Home Of Frosty Cold Climate


      The freezing continent around the South Pole is called Antarctica. This region, at the bottom of the world, is larger in area than the United States and Mexico combined. It is a cold and forbidding land that has no permanent human population and is almost devoid of animal or plant life. Signs of life only teems in the oceans bordering Antarctica.

        Antarctica is the coldest continent. The world's record low temperature of -89.2° C was recorded there. The mean annual temperature of the interior is -57° C. The coast is warmer. Monthly mean temperatures at McMurdo Station range from -28° C in August to -3° C in January. Along the Antarctic Peninsula temperatures have been as high as 15° C.

       Because it is such a large area of extreme cold, Antarctica plays an important role in global atmospheric circulation. In the tropics the sun warms the air, causing it to rise and move toward the poles. When these air masses arrive over Antarctica, they cool, become heavier, and fall from the high interior of the continent toward the sea, making some Antarctic coasts the windiest places in the world. Winds on the Adelie Coast in the winter of 1912 to 1913 averaged 64 kilometres per hour 64 percent of the time, and gusts of nearly 320 kilometres per hour have been recorded. Antarctica's interior is one of the world's major cold deserts. Precipitation (if melted) averages only 2.5 to 5 centimetres a year.

Endangered Species in Antarctica

       The first people to make money by going to Antarctica were whalers and sealers, who first crossed the Antarctic Convergence in 1778. Seal hunters began catching Antarctic seals for their oil and fur in the early 1790s. Fur seals and then elephant seals were reduced almost to extinction by the mid-1800s, at which point the sealers finally stopped their Antarctic hunts. The populations of fur and elephant seals once again began growing. In 1978, the nations interested in Antarctica agreed to prohibit the taking of fur, elephant, and Ross seals. This pact also limits the annual catch of crabeater, leopard, and Weddell seals. But no seal hunting has taken place in Antarctica since 1964.

        Whaling began in Antarctic waters in the 19th century. The industry enlarged greatly in the early 1900s, when steamships, harpoon guns, and shore processing stations, notably at South Georgia, were introduced. During the 1912-13 season 10,760 whales were caught. After that time nearly all the whales caught in the world were caught in Antarctic waters. In 1931, a peak year, 40,199 whales were caught in the Antarctic, while only 1,124 were caught in the rest of the world. So many whales were caught that their numbers declined, just as had those of the seals. The industry declined after 1960. In the 1980-81 season fewer than 6,000 whales were caught in the Antarctic; all were minke whales, a relatively small-sized species also called the lesser rorqual.
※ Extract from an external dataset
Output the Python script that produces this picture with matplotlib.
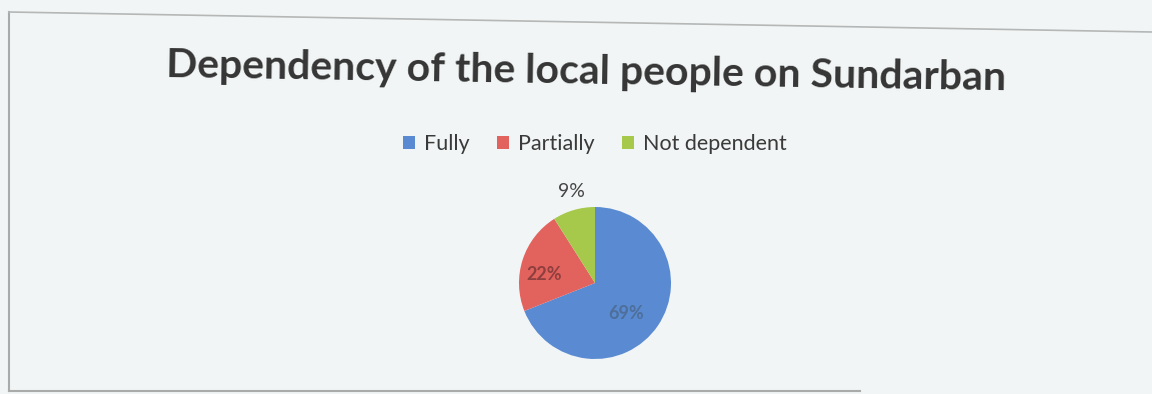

      Commercial fishing was begun by the Soviet Union in 1967. In 1971 a Soviet fleet of 40 trawlers and support ships in the southern ocean landed an estimated 300,000 tons mostly cod, herring, and whiting. Today fleets of other nations, mainly Japan and Norway, also fish the waters. Krill fishing began in the early 1970s, and by 1980 the Soviet Union and Japan were taking about 100,000 tons a year for use as a shrimp substitute and animal feed. Some scientists believe that huge amounts of krill could be harvested from the Antarctic, enough to double the worldwide catch of seafood. But much remains to be learned about the biology and population of krill to know how much damage would be done by huge harvests.

         In 1982, the nations that were interested in Antarctica set up a scientific committee to study the Antarctic ecosystem and a commission to set catch limits. The nations wanted to protect the unique ecosystem and to avoid any activities that had already reduced the numbers of whales and seals in the area.